Jeszcze kilka lat temu uczelnie techniczne narzekały na brak chętnych. Teraz sytuacja się odwraca.
Ten rok, zdaniem rektorów, będzie przełomowy, bowiem po ponad 25-letniej przerwie matura z matematyki wróciła jako egzamin obowiązkowy. Do tej pory młodzi ludzie rezygnowali z kierunków technicznych, nie chcąc podchodzić do matury z matematyki. Teraz mogą automatycznie aplikować na te kierunki. – Spodziewamy się, że chętnych będzie więcej – mówi rzeczniczka Politechniki Wrocławskiej Agnieszka Niczewska.

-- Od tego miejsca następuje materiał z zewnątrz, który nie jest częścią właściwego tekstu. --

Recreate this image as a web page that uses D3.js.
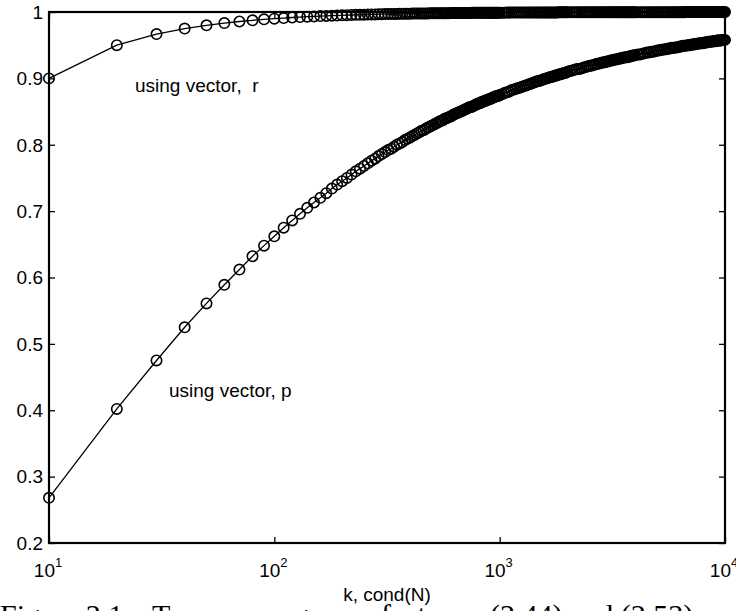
<!DOCTYPE html>
<html>
<head>
<meta charset="utf-8">
<script src="https://cdn.jsdelivr.net/npm/d3@7"></script>
<style>
  html, body { margin: 0; padding: 0; background: #fff; overflow: hidden; }
  svg { display: block; }
  .lbl { font-family: "Liberation Sans", Arial, Helvetica, sans-serif; fill: #000; }
  .cap { font-family: "Liberation Serif", "Times New Roman", serif; fill: #000; }
</style>
</head>
<body>
<svg id="chart" width="736" height="611"></svg>
<script>
// condition number k (sampled densely where markers merge into a band)
const kValues = [
  10,20,30,40,50,60,70,80,90,100,
  110,120,130,140,150,160,170,180,190,200,
  210,220,230,240,250,260,270,280,290,300,
  310,320,330,340,350,360,370,380,390,400,
  410,420,430,440,450,460,470,480,490,500,
  510,520,530,540,550,560,570,580,590,600,
  610,620,630,640,650,660,670,680,690,700,
  710,720,730,740,750,760,770,780,790,800,
  810,820,830,840,850,860,870,880,890,900,
  910,920,930,940,950,960,970,980,990,1000,
  1025,1050,1075,1100,1125,1150,1175,1200,1225,1250,
  1275,1300,1325,1350,1375,1400,1425,1450,1475,1500,
  1525,1550,1575,1600,1625,1650,1675,1700,1725,1750,
  1775,1800,1825,1850,1875,1900,1925,1950,1975,2000,
  2050,2100,2150,2200,2250,2300,2350,2400,2450,2500,
  2550,2600,2650,2700,2750,2800,2850,2900,2950,3000,
  3050,3100,3150,3200,3250,3300,3350,3400,3450,3500,
  3550,3600,3650,3700,3750,3800,3850,3900,3950,4000,
  4100,4200,4300,4400,4500,4600,4700,4800,4900,5000,
  5100,5200,5300,5400,5500,5600,5700,5800,5900,6000,
  6100,6200,6300,6400,6500,6600,6700,6800,6900,7000,
  7100,7200,7300,7400,7500,7600,7700,7800,7900,8000,
  8100,8200,8300,8400,8500,8600,8700,8800,8900,9000,
  9100,9200,9300,9400,9500,9600,9700,9800,9900,10000
];

// factor obtained with vector p
const pValues = [
  0.268,0.402,0.475,0.525,0.561,0.589,0.612,0.632,0.648,0.662,
  0.675,0.686,0.696,0.705,0.713,0.720,0.727,0.734,0.740,0.745,
  0.750,0.755,0.760,0.764,0.768,0.772,0.776,0.779,0.783,0.786,
  0.789,0.792,0.794,0.797,0.800,0.802,0.804,0.807,0.809,0.811,
  0.813,0.815,0.817,0.819,0.821,0.822,0.824,0.826,0.827,0.829,
  0.830,0.832,0.833,0.835,0.836,0.837,0.839,0.840,0.841,0.842,
  0.843,0.845,0.846,0.847,0.848,0.849,0.850,0.851,0.852,0.853,
  0.854,0.855,0.856,0.857,0.857,0.858,0.859,0.860,0.861,0.862,
  0.862,0.863,0.864,0.865,0.865,0.866,0.867,0.867,0.868,0.869,
  0.869,0.870,0.871,0.871,0.872,0.873,0.873,0.874,0.874,0.875,
  0.876,0.878,0.879,0.880,0.882,0.883,0.884,0.885,0.886,0.887,
  0.888,0.889,0.890,0.891,0.892,0.893,0.894,0.895,0.896,0.896,
  0.897,0.898,0.899,0.900,0.900,0.901,0.902,0.902,0.903,0.904,
  0.904,0.905,0.906,0.906,0.907,0.907,0.908,0.908,0.909,0.910,
  0.911,0.912,0.913,0.914,0.914,0.915,0.916,0.917,0.918,0.919,
  0.919,0.920,0.921,0.922,0.922,0.923,0.924,0.924,0.925,0.925,
  0.926,0.927,0.927,0.928,0.928,0.929,0.929,0.930,0.930,0.931,
  0.931,0.932,0.932,0.932,0.933,0.933,0.934,0.934,0.935,0.935,
  0.936,0.936,0.937,0.938,0.939,0.939,0.940,0.940,0.941,0.942,
  0.942,0.943,0.943,0.944,0.944,0.945,0.945,0.946,0.946,0.946,
  0.947,0.947,0.948,0.948,0.949,0.949,0.949,0.950,0.950,0.950,
  0.951,0.951,0.951,0.952,0.952,0.952,0.953,0.953,0.953,0.953,
  0.954,0.954,0.954,0.955,0.955,0.955,0.955,0.956,0.956,0.956,
  0.956,0.957,0.957,0.957,0.957,0.957,0.958,0.958,0.958,0.958
];

// factor obtained with vector r
const rValues = [
  0.9,0.95,0.9667,0.975,0.98,0.9833,0.9857,0.9875,0.9889,0.99,
  0.9909,0.9917,0.9923,0.9929,0.9933,0.9938,0.9941,0.9944,0.9947,0.995,
  0.9952,0.9955,0.9957,0.9958,0.996,0.9962,0.9963,0.9964,0.9966,0.9967,
  0.9968,0.9969,0.997,0.9971,0.9971,0.9972,0.9973,0.9974,0.9974,0.9975,
  0.9976,0.9976,0.9977,0.9977,0.9978,0.9978,0.9979,0.9979,0.998,0.998,
  0.998,0.9981,0.9981,0.9981,0.9982,0.9982,0.9982,0.9983,0.9983,0.9983,
  0.9984,0.9984,0.9984,0.9984,0.9985,0.9985,0.9985,0.9985,0.9986,0.9986,
  0.9986,0.9986,0.9986,0.9986,0.9987,0.9987,0.9987,0.9987,0.9987,0.9988,
  0.9988,0.9988,0.9988,0.9988,0.9988,0.9988,0.9989,0.9989,0.9989,0.9989,
  0.9989,0.9989,0.9989,0.9989,0.9989,0.999,0.999,0.999,0.999,0.999,
  0.999,0.999,0.9991,0.9991,0.9991,0.9991,0.9991,0.9992,0.9992,0.9992,
  0.9992,0.9992,0.9992,0.9993,0.9993,0.9993,0.9993,0.9993,0.9993,0.9993,
  0.9993,0.9994,0.9994,0.9994,0.9994,0.9994,0.9994,0.9994,0.9994,0.9994,
  0.9994,0.9994,0.9995,0.9995,0.9995,0.9995,0.9995,0.9995,0.9995,0.9995,
  0.9995,0.9995,0.9995,0.9995,0.9996,0.9996,0.9996,0.9996,0.9996,0.9996,
  0.9996,0.9996,0.9996,0.9996,0.9996,0.9996,0.9996,0.9997,0.9997,0.9997,
  0.9997,0.9997,0.9997,0.9997,0.9997,0.9997,0.9997,0.9997,0.9997,0.9997,
  0.9997,0.9997,0.9997,0.9997,0.9997,0.9997,0.9997,0.9997,0.9997,0.9998,
  0.9998,0.9998,0.9998,0.9998,0.9998,0.9998,0.9998,0.9998,0.9998,0.9998,
  0.9998,0.9998,0.9998,0.9998,0.9998,0.9998,0.9998,0.9998,0.9998,0.9998,
  0.9998,0.9998,0.9998,0.9998,0.9998,0.9998,0.9999,0.9999,0.9999,0.9999,
  0.9999,0.9999,0.9999,0.9999,0.9999,0.9999,0.9999,0.9999,0.9999,0.9999,
  0.9999,0.9999,0.9999,0.9999,0.9999,0.9999,0.9999,0.9999,0.9999,0.9999,
  0.9999,0.9999,0.9999,0.9999,0.9999,0.9999,0.9999,0.9999,0.9999,0.9999
];

const xTickValues = [10, 100, 1000, 10000];
const xTickExponents = ["1", "2", "3", "4"];
const yTickValues = [0.2, 0.3, 0.4, 0.5, 0.6, 0.7, 0.8, 0.9, 1];
const yTickLabels = ["0.2", "0.3", "0.4", "0.5", "0.6", "0.7", "0.8", "0.9", "1"];
const seriesNames = ["using vector, r", "using vector, p"];
const xAxisTitle = "k, cond(N)";
const captionWords = ["Figure 2.1:", "Two convergence", "factors", "(2.44) and (2.53)"];

const svg = d3.select("#chart");
const plot = { left: 49, top: 12, right: 725, bottom: 543 };

const x = d3.scaleLog().domain([10, 10000]).range([plot.left, plot.right]);
const y = d3.scaleLinear().domain([0.2, 1]).range([plot.bottom, plot.top]);

const tickLen = 6;

// inward ticks on all four sides
function styleAxis(g) {
  g.select(".domain").remove();
  g.selectAll(".tick line").attr("stroke", "#000").attr("stroke-width", 1.3);
  g.selectAll(".tick text").remove();
}
svg.append("g").attr("transform", `translate(0,${plot.bottom})`)
  .call(d3.axisBottom(x).tickValues(xTickValues).tickSize(-tickLen).tickSizeOuter(0)).call(styleAxis);
svg.append("g").attr("transform", `translate(0,${plot.top})`)
  .call(d3.axisTop(x).tickValues(xTickValues).tickSize(-tickLen).tickSizeOuter(0)).call(styleAxis);
svg.append("g").attr("transform", `translate(${plot.left},0)`)
  .call(d3.axisLeft(y).tickValues(yTickValues).tickSize(-tickLen).tickSizeOuter(0)).call(styleAxis);
svg.append("g").attr("transform", `translate(${plot.right},0)`)
  .call(d3.axisRight(y).tickValues(yTickValues).tickSize(-tickLen).tickSizeOuter(0)).call(styleAxis);

// axes box
svg.append("rect")
  .attr("x", plot.left).attr("y", plot.top)
  .attr("width", plot.right - plot.left).attr("height", plot.bottom - plot.top)
  .attr("fill", "none").attr("stroke", "#000").attr("stroke-width", 2.2);

// y tick labels
svg.append("g").selectAll("text").data(yTickValues).join("text")
  .attr("class", "lbl")
  .attr("x", plot.left - 6)
  .attr("y", d => y(d))
  .attr("dy", "0.36em")
  .attr("text-anchor", "end")
  .attr("font-size", 19)
  .text((d, i) => yTickLabels[i]);

// x tick labels: 10 with exponent
const xl = svg.append("g").selectAll("text").data(xTickValues).join("text")
  .attr("class", "lbl")
  .attr("x", d => x(d) - 1)
  .attr("y", plot.bottom + 34)
  .attr("text-anchor", "middle")
  .attr("font-size", 19);
xl.append("tspan").text("10");
xl.append("tspan").attr("dy", -10).attr("font-size", 13).text((d, i) => xTickExponents[i]);

// series
const seriesData = [
  kValues.map((k, i) => [k, rValues[i]]),
  kValues.map((k, i) => [k, pValues[i]])
];
const line = d3.line().x(d => x(d[0])).y(d => y(d[1]));

seriesData.forEach(data => {
  svg.append("path").datum(data)
    .attr("d", line)
    .attr("fill", "none")
    .attr("stroke", "#000")
    .attr("stroke-width", 1.3);
  svg.append("g").selectAll("circle").data(data).join("circle")
    .attr("cx", d => x(d[0]))
    .attr("cy", d => y(d[1]))
    .attr("r", 5.2)
    .attr("fill", "none")
    .attr("stroke", "#000")
    .attr("stroke-width", 1.6);
});

// series annotations
svg.append("text").attr("class", "lbl")
  .attr("x", 135).attr("y", 92).attr("font-size", 19)
  .attr("xml:space", "preserve")
  .text(seriesNames[0].replace(", ", ",  "));
svg.append("text").attr("class", "lbl")
  .attr("x", 169).attr("y", 397).attr("font-size", 19)
  .text(seriesNames[1]);

// x axis title
svg.append("text").attr("class", "lbl")
  .attr("x", (plot.left + plot.right) / 2)
  .attr("y", 601)
  .attr("text-anchor", "middle")
  .attr("font-size", 19)
  .text(xAxisTitle);

// figure caption below the axes
const cap = svg.append("text").attr("class", "cap")
  .attr("y", 625).attr("font-size", 30);
const capX = [0, 152, 381, 490];
captionWords.forEach((w, i) => cap.append("tspan").attr("x", capX[i]).text(w));
</script>
</body>
</html>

Więcej miejsc, nowe kierunki

Politechniki tworzą nowe kierunki, otwierają nowe specjalizacje i zwiększają limity przyjęć na studia. Wszystko dlatego, że coraz więcej młodych ludzi wybiera kierunki, które dają wykształcenie inżynierskie.
Dlatego na przykład Politechnika Krakowska otworzyła nowy kierunek – biotechnologię – oraz 19 dodatkowych specjalizacji. – Senat zdecydował też o zwiększeniu o 10 proc. limitu przyjęć na studia – mówi Małgorzata Syrda-Śliwa, rzeczniczka politechniki. I dodaje, że uczelnia otrzymała unijne dotacje, które teraz zostaną przeznaczone na podniesienie jakości studiów. Chodzi nie tylko o nowoczesne wyposażenie pracowni. Uczelnia chce przyciągać perspektywą wysoko płatnych staży w trakcie studiów. Będą się one odbywać u przedsiębiorców współpracujących z krakowską politechniką. Studenci będą mogli liczyć na wynagrodzenie nawet 3800 zł brutto. Podobnie jest na Politechnice Wrocławskiej. Ta również już przygotowała się na wzrost zainteresowania studiami. W tym roku przyjmie 11 tys. studentów, czyli o prawie tysiąc więcej niż w ubiegłym roku. Także zostaną zwiększone limity przyjęć na najbardziej oblegane kierunki, jak architektura czy biotechnologia. Dodatkowo pojawi się 18 nowych specjalności, które będą wykładane w języku angielskim. – Rośnie zainteresowanie anglojęzycznymi wykładami, bo dają one większą możliwość znalezienia dobrze płatnej pracy – mówi Andrzej Charytoniuk z Politechniki Wrocławskiej.

Uczelnie reagują na niż

Większe zainteresowanie uczelniami technicznymi widać było już przy zeszłorocznej rekrutacji.
Po raz pierwszy o indeks na politechniki walczyło tyle samo osób co na studia społeczno-humanistyczne. I tu, i tu było 3,5 kandydata na miejsce. Jeszcze dwa lata temu politechniki miały najwyżej dwóch chętnych na miejsce i poważne problemy z rekrutacją. Bywało, że musiały ogłaszać dodatkową rekrutację, bo nie było wystarczającej liczby chętnych. Młodych ludzi na uczelnie techniczne przyciągają też bardzo wymierne korzyści. Od ubiegłego roku realizowany jest rządowy program tzw. kierunków zamawianych. To kierunki kluczowe dla rozwoju gospodarki, na których studenci otrzymują wysokie stypendia. Uczelnie, widząc płynące z tego korzyści, coraz chętniej startują w konkursach. W ubiegłym roku do Ministerstwa Nauki i Szkolnictwa Wyższego wpłynęło 170 wniosków. W tym roku było ich już o 100 więcej. Ministerstwo poszerzyło też ofertę – pojawiły się m.in. kierunki interdyscyplinarne, jak bioinformatyka czy nanotechnologia.
Jednak takie działania ze strony uczelni to także reakcja na niż demograficzny. Już w zeszłym roku – według szacunków MNiSW – naukę rozpoczęło o 30 tys. studentów mniej niż w poprzednim roku. Zaś według szacunków Głównego Urzędu Statystycznego do 2025 roku populacja studentów spadnie o 45 proc. Dlatego uczelnie różnymi metodami walczą o studentów. Politechnika Wrocławska ruszyła z programem dla licealistów, którzy właśnie zaczynają naukę. Przez trzy lata będą mogli za darmo pobierać internetowe korepetycje z matematyki. – Chcemy w ten sposób wychować sobie przyszłych studentów – przyznaje Charytoniuk.